### INFORMATION PROVIDED

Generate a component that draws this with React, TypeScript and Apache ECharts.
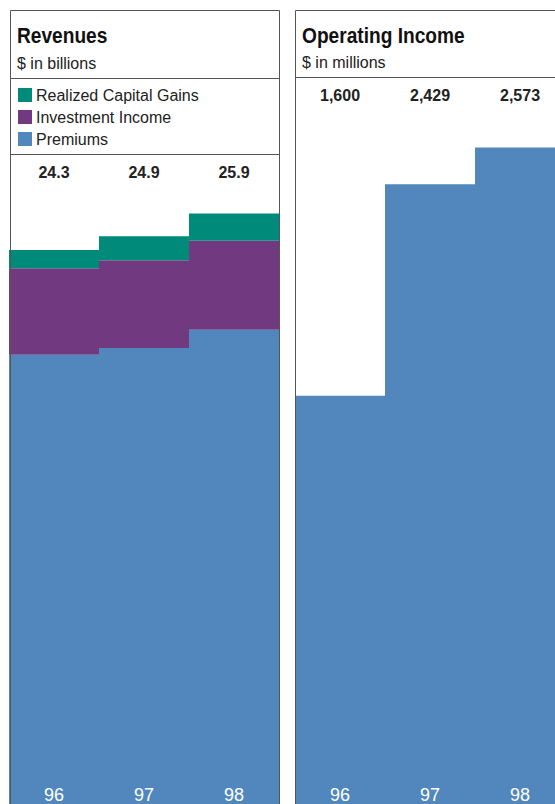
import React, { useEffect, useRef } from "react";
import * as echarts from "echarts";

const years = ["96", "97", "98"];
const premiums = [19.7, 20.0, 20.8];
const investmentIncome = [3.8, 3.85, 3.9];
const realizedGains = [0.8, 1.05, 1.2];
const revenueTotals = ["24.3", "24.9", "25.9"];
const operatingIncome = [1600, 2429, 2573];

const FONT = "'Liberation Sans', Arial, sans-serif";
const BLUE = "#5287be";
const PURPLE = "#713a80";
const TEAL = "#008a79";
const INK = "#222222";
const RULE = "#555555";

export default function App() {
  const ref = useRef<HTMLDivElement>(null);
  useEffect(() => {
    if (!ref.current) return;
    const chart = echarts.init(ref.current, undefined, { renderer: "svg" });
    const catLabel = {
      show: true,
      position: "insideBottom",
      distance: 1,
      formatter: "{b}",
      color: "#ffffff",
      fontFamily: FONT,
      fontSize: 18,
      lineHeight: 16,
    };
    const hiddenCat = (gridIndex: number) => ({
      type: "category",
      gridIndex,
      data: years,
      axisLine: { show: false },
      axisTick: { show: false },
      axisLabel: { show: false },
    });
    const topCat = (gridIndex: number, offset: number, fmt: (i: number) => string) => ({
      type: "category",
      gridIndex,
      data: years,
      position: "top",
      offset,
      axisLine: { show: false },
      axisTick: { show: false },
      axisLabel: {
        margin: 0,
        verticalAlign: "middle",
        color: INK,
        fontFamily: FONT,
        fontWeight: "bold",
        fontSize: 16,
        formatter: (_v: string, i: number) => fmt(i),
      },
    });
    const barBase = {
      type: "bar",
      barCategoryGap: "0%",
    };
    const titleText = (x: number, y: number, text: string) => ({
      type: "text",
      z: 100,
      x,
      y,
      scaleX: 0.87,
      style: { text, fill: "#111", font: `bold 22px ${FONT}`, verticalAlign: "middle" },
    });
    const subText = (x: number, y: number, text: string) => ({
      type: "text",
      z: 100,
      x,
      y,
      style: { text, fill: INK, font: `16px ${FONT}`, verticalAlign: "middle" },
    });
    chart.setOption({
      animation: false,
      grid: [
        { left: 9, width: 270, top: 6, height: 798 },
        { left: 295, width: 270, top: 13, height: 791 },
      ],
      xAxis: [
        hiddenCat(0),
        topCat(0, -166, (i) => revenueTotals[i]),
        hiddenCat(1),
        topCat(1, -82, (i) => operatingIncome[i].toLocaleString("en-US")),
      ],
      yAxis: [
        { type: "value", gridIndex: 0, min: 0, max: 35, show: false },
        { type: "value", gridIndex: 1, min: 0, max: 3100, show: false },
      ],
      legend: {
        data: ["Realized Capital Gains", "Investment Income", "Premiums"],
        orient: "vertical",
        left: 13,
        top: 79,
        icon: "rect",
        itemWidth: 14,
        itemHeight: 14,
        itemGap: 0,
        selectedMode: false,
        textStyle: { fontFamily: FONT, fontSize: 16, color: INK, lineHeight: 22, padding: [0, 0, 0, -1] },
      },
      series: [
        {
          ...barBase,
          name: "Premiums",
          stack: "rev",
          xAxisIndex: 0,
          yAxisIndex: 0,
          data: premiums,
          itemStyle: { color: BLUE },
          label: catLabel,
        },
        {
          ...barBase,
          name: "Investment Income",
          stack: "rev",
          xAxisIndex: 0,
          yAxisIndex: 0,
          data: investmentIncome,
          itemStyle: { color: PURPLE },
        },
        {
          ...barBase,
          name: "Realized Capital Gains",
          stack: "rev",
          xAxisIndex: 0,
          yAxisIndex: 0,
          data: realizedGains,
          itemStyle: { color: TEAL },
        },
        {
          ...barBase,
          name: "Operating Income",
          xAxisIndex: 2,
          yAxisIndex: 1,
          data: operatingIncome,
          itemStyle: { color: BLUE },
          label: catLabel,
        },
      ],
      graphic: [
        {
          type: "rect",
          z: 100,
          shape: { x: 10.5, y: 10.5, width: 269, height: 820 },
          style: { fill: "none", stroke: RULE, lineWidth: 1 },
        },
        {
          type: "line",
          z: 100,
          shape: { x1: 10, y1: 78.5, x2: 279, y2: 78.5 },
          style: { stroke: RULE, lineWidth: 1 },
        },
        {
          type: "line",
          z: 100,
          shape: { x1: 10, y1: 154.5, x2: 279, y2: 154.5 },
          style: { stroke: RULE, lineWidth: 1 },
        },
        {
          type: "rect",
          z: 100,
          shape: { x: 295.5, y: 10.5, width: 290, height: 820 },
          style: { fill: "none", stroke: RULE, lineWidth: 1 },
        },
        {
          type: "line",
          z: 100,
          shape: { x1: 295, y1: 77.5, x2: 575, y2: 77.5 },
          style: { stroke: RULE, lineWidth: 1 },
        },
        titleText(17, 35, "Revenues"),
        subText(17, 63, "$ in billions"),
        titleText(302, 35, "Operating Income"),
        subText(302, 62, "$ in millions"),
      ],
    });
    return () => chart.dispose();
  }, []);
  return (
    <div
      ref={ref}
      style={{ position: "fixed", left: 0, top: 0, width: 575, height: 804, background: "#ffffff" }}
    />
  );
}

### GOAL
Please reproduce the listing exactly from its opening line through the line that contains "import * as", both included, with all pictures omitted.

### RESPONSE TO THE TASK
Generate a component that draws this with React, TypeScript and Apache ECharts.
import React, { useEffect, useRef } from "react";
import * as echarts from "echarts";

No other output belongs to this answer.